Not only is she very popular with the public — there was a steady stream of autograph hunters at her hotel — but she is also highly regarded in her own profession: Rudolph Carrier, in charge of The Survivors, in which she played an elderly lady of dubious reputation, found her superb, a perfect instrument 10 play a marvellous tune. And he confessed to being relieved and delighted that while most stars conserve themselves during rehearsals and give a complete performance only for the actual recording. Kedrova played full out all the time, insisting that only in this way could he judge and guide her.

Not surprisingly Kedrova found The Survivors an exhausting experience, for her English is by no means fluent. "But for me television is always more of a strain than the stage. I like to be allowed a certain freedom within a part, the chance to improvise."

In appearance Kedrova is quite unlike the popular conception of a star. She dresses plainly, almost severely, and her small, neat features would be merely agreeable, except for remarkable, luminous eyes. She is Russian by birth, but her family fled from the country during the Revolution, first to Germany and then to France, where they finally settled in Paris. Both parents were distinguished musicians: her mother sang in opera with Chaliapin, her father Nicola Kedroff had his own quartet.

In Russia the Kedroffs had been well-to-do; as emigrés life was a struggle. Though Lila Kedrova was a happy child she was also, perhaps because of insecurity, a restless one. " I played truant from school, even ran away from home. Once I joined the gypsies, another time look a job in a circus pulling a bear on a chain. When I was 12 I fell in love with the theatre, and knew then what I wanted to do. And though my parents had planned a musical career for me, they allowed me to join a troupe of Russian actors, resident in Paris, who played according to the Stanislavsky method. I was with them for three years.

"In those days I acted with complete spontaneity, lived my parts almost instinctively, and it was some time before I realized that any talent, however bright, needs guarding and guiding."

At drama school she acquired her fine technique, and there she studied under actor-director Pierre Valde, whom she married four years later. As an actress she was never without work, but it was not until 1952 when Valde directed her in the theatre for the first time that she achieved popular and critical success. Since then she has captivated French audiences in The Rose Tattoo also directed by her husband.
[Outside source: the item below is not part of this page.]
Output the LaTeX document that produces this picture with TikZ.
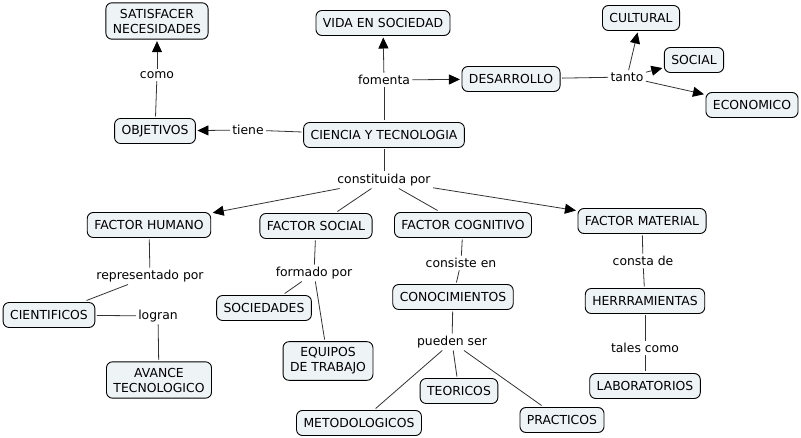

A View from the Bridge with Raf Vallone, A Taste of Honey, and The Brothers Karamazoy.

In fact, she was so busy and fulfilled in the theatre that she could rarely be lured away, not even to have a holiday. In 1958, after one of her rare excursions into films, the French critics gave her an award for the Best Performance of the Year for her role as a drug addict in Razzia Sur Le Chnouf with Jean Gabin. Although she was auditioned for Zorba the Greek, the part of Madame Hortense went originally to Simone Signoret, but she withdrew from the role after two days on location in Crete. Immediately Michael Cacoyannis telephoned to Kedrova in Paris to invite her to take over. "I accepted, but in fact my feelings were ambivalent. It was a fascinating role, but not perhaps for me. What had I in common with this vulgarian, this whore. 20 years older than myself? Then I thought I must try to understand her heart, enter completely into her mentality, and find what is most real and sincere in myself. I found I could do this, but I was quite amazed, quite unprepared to win the Academy Award."

Michael Cacoyannis, however, told her afterwards that he had forecast this honour from the moment she played her first scene.